At Earth’s bow shock, the reflected ion population is characteristically low-density (with relative beam fractions less than a few percent) and fast (with Alfven Mach numbers M_A > 2). Under these conditions, the low-frequency wave spectrum is dominated by the RHI. Figure 3 shows the maximum growth rate of the RHI over a range of propagation angles for a beam of density n_b/n₀ = .015 and an Alfven Mach number of M_A = 10, similar to typical parameters at Earth’s foreshock. The three curves show the growth rates for three different beam temperatures. The uppermost curve is a relatively cold beam, and the peak growth rate for parallel propagation agrees with the large M_A approximation for cold plasmas (Gary, 1978; Weidl et al., 2019), $γ / Ω_{c i} \sim {(n_{b} / 2 n_{0})}^{1 / 3}$ . When finite temperature effects are included, the growth rate decreases as the beam temperature increases. This is because a smaller fraction of the beam is gyroresonant with the mode. The background temperature has a very minor effect on the growth rates as long as the background thermal speed is relatively low (v_th0 ≪ u_b) as is typically observed at Earth’s foreshock. We note that while additional beam-driven modes, including oblique Alfven modes Daughton and Gary. (1998) and the non-resonant mode (e.g., Gary. (1991), Chen et al. (2022), exist over this range, the RHI is dominant for the relatively fast (M_A > 2) and tenuous beams that we consider here. In Section 3, we explore the non-linear development of the purely parallel-propagating RHI using a hybrid PIC code.
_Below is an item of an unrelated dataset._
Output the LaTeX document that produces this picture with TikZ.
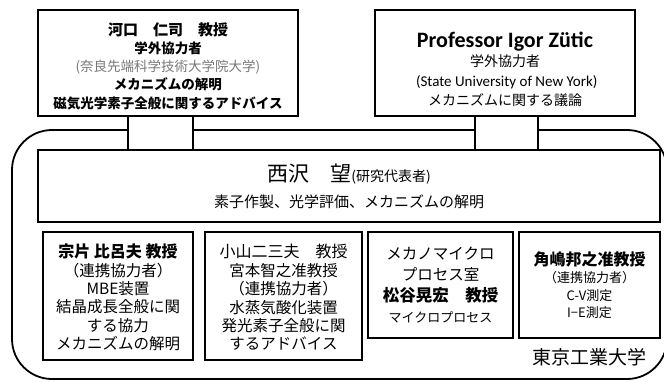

3 1D hybrid simulation and example event

We begin this section with an example of foreshock waves driven by reflected ions observed by NASA’s MMS mission (Burch et al., 2016). The MMS data are plotted in Figure 1, showing a fairly typical foreshock crossing in an interval upstream of the quasi-parallel bow shock on 30 January 2019. The magnetic field components in Figure 1A show a background field dominated by the radial B_x component along with large-amplitude wave fields (mainly B_y and B_z). The wave power is peaked near the local ion cyclotron frequency $(\sim 0.01 H z)$ . In the spacecraft frame, the bulk solar wind velocity is u_x ∼ −300 km/s ∼ −10 v_A, and the reflected ions appear as a more diffuse population centered near v_x ∼ 0 (see Figure 1C). The approximate relative density of the reflected population is n_b/n₀ ≲ .05, and the relative parallel drift of the beam gives an Alven Mach number of M_A ∼ 10. These rough parameters, which are fairly typical of Earth’s foreshock, serve as the basis for the numerical simulations below.

FIGURE 1

FIGURE 1. Example of RHI waves typical of the quasi-parallel foreshock as observed by the MMS2 spacecraft. The magnetic field in (A) is primarily in the x direction with large-amplitude waves in B_y and B_z. The total ion density it plotted in (B). The reduced ion velocity distribution in terms of v_x is plotted in (C). In the spacecraft frame, the background moves in the −v_x direction while the beam population is centered near v_x = 0. The reflected beam ions have a relatively broad velocity spread compared to the colder solar wind population.

Because the electrons are far from resonance with the RHI and the mode frequencies are well below the electron plasma and cyclotron frequencies, hybrid numerical codes (Lipatov, 2002; Winske et al., 2003) that treat the ions as a kinetic species and the electrons as a massless neutralizing background are suitable for studying the linear and non-linear evolution of the RHI. Here, we use a hybrid version of the particle-in-cell (PIC) code VPIC (Bowers et al., 2008; Le et al., 2021; Keenan et al., 2022) to model the RHI. Numerous earlier studies of ion streaming instabilities have used similar electromagnetic hybrid PIC codes (e.g.,Winske and Quest., 1986; Hada et al., 1987; Gary and Winske, 1990; Winske and Omidi, 1992; Akimoto et al., 1993; Dubouloz and Scholer, 1995; Hellinger and Mangeney, 1999; Wang and Lin, 2003; Heuer et al., 2018; Weidl et al., 2019; Holcomb and Spitkovsky, 2019). Because the simulations in this section are 1D in the x direction, they only allow the growth of the purely parallel propagating modes, which are the fastest growing modes for the parameters we use. Note that for 2D or 3D systems with oblique modes, damping on the electrons can become more important. While this effect is included in the linear dispersion solver, it is not captured by the fluid model of the hybrid code.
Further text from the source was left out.